Tuesday 15 September 2009

Introducing the Infinispan (REST) server

Introducing the Infinispan RESTful server !



The Infinispan RESTful server combines the whole grain goodness of RESTEasy (JAX-RS, or JSR-311) with Infinispan to provide a web-ready RESTful data grid.

Recently I (Michael) spoke to Manik about an interesting use case, and he indicated great interest in such a server. It wasn't a huge amount of work to do the initial version - given that JAX-RS is designed to make things easy.

For those that don't know: RESTful design is using the well proven and established http/web standards for providing services (as a simple alternative to WS-*) - if that still isn't enough, you can read more here. So for Infinispan that means that any type of client can place data in the Infinispan grid.

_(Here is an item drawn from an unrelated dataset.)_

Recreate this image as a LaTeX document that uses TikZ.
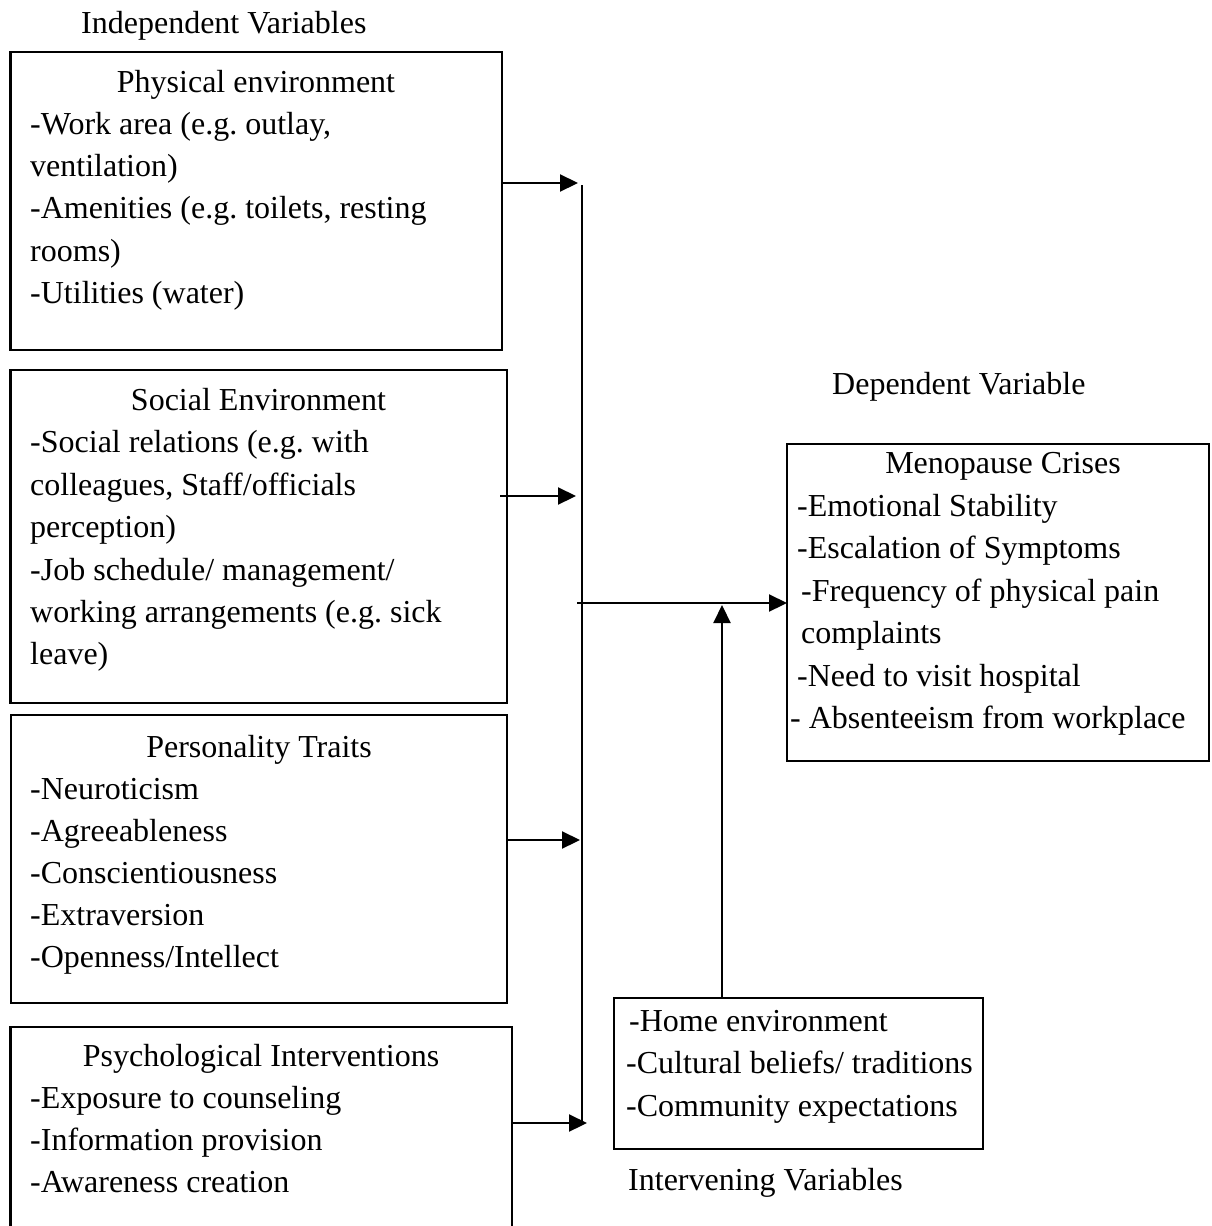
\documentclass[tikz,border=0pt]{standalone}
\usepackage{fontspec}
\setmainfont{Liberation Serif}
\usetikzlibrary{arrows.meta}
\frenchspacing
\begin{document}
\begin{tikzpicture}[x=1pt,y=-1pt,
  box/.style={draw,line width=2.2pt,anchor=north west,inner sep=0pt,outer sep=0pt},
  txt/.style={anchor=base west,inner sep=0pt,font=\fontsize{32}{40}\selectfont},
  ttl/.style={anchor=base,inner sep=0pt,font=\fontsize{32}{40}\selectfont},
  arr/.style={line width=2.2pt,-{Triangle[length=18pt,width=17pt]}},
  ln/.style={line width=2.2pt}]
\useasboundingbox (0,0) rectangle (1211,1226);
\clip (0,0) rectangle (1211,1226);
% labels
\node[txt] (lind) at (81,33) {Independent Variables};
\node[txt] (ldep) at (832,394) {Dependent Variable};
\node[txt] (lint) at (628,1190) {Intervening Variables};
% boxes
\node[box,minimum width=491.5pt,minimum height=298pt] (b1) at (10.5,52) {};
\node[box,minimum width=496.5pt,minimum height=333pt] (b2) at (10.5,370) {};
\node[box,minimum width=496pt,minimum height=288pt] (b3) at (11,715) {};
\node[box,minimum width=501.5pt,minimum height=240pt] (b4) at (10.5,1027) {};
\node[box,minimum width=422pt,minimum height=317pt] (dep) at (787,444) {};
\node[box,minimum width=369pt,minimum height=151pt] (int) at (614,998) {};
% box 1 text
\node[ttl] (t1) at (256,92) {Physical environment};
\node[txt] (t1a) at (30,134) {-Work area (e.g. outlay,};
\node[txt] (t1b) at (30,176) {ventilation)};
\node[txt] (t1c) at (30,218) {-Amenities (e.g. toilets, resting};
\node[txt] (t1d) at (30,261) {rooms)};
\node[txt] (t1e) at (30,303) {-Utilities (water)};
% box 2 text
\node[ttl] (t2) at (258.5,410) {Social Environment};
\node[txt] (t2a) at (30,452) {-Social relations (e.g. with};
\node[txt] (t2b) at (30,495) {colleagues, Staff/officials};
\node[txt] (t2c) at (30,537) {perception)};
\node[txt] (t2d) at (30,580) {-Job schedule/ management/};
\node[txt] (t2e) at (30,622) {working arrangements (e.g. sick};
\node[txt] (t2f) at (30,664) {leave)};
% box 3 text
\node[ttl] (t3) at (259,757) {Personality Traits};
\node[txt] (t3a) at (30,799) {-Neuroticism};
\node[txt] (t3b) at (30,841) {-Agreeableness};
\node[txt] (t3c) at (30,883) {-Conscientiousness};
\node[txt] (t3d) at (30,925) {-Extraversion};
\node[txt] (t3e) at (30,967) {-Openness/Intellect};
% box 4 text
\node[ttl] (t4) at (261,1066) {Psychological Interventions};
\node[txt] (t4a) at (30,1108) {-Exposure to counseling};
\node[txt] (t4b) at (30,1150) {-Information provision};
\node[txt] (t4c) at (30,1192) {-Awareness creation};
% dependent text
\node[ttl] (td) at (1003,473) {Menopause Crises};
\node[txt] (tda) at (797,516) {-Emotional Stability};
\node[txt] (tdb) at (797,558) {-Escalation of Symptoms};
\node[txt] (tdc) at (801,601) {-Frequency of physical pain};
\node[txt] (tdd) at (801,643) {complaints};
\node[txt] (tde) at (797,686) {-Need to visit hospital};
\node[txt] (tdf) at (790,728) {- Absenteeism from workplace};
% intervening text
\node[txt] (tia) at (629,1031) {-Home environment};
\node[txt] (tib) at (626,1073) {-Cultural beliefs/ traditions};
\node[txt] (tic) at (626,1116) {-Community expectations};
% connectors
\coordinate (vtop) at (582,185);
\coordinate (vbot) at (582,1124);
\coordinate (a1) at (578,183);
\coordinate (a2s) at (500,496);
\coordinate (a2) at (576,496);
\coordinate (a3) at (580,840);
\coordinate (a4) at (587,1123);
\coordinate (hs) at (577,603);
\coordinate (up) at (722,605);
\draw[ln] (vtop) -- (vbot);
\draw[arr] (b1.east |- a1) -- (a1);
\draw[arr] (a2s) -- (a2);
\draw[arr] (b3.east |- a3) -- (a3);
\draw[arr] (b4.east |- a4) -- (a4);
\draw[arr] (hs) -- (dep.west |- hs);
\draw[arr] (int.north -| up) -- (up);
\end{tikzpicture}
\end{document}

So what would you use it for?
For non java clients, or clients where you need to use HTTP as the transport mechanism for caching/data grid needs. A content delivery network (?) - push data into the grid, let Infinispan spread it around and serve it out via the nearest server. See here for details on using http and URLs with it.

In terms of clients - you only need HTTP - no binary dependencies or libraries needed (the wiki page has some samples in ruby/python, also in the project source).

Where does it live?
The server is a module in Infinispan under /server/rest (for the moment, we may re-arrange the sources at a later date).

Getting it.
Currently you can download the war from the wiki page, or build it yourself (as it is still new, early days). This is at present a war file (tested on JBoss AS and Jetty) which should work in most containers - we plan to deliver a stand alone server (with an embedded JBoss AS) Real Soon Now.

Questions: (find me on the dev list, or poke around the wiki).


Implemented in scala: After chatting with Manik and co, we decided this would serve as a good test bed to "test the waters" on Scala - so this module is written in scala - it worked just fine with RESTEasy, and Infinispan (which one would reasonably expect, but nice when things do work as advertised !).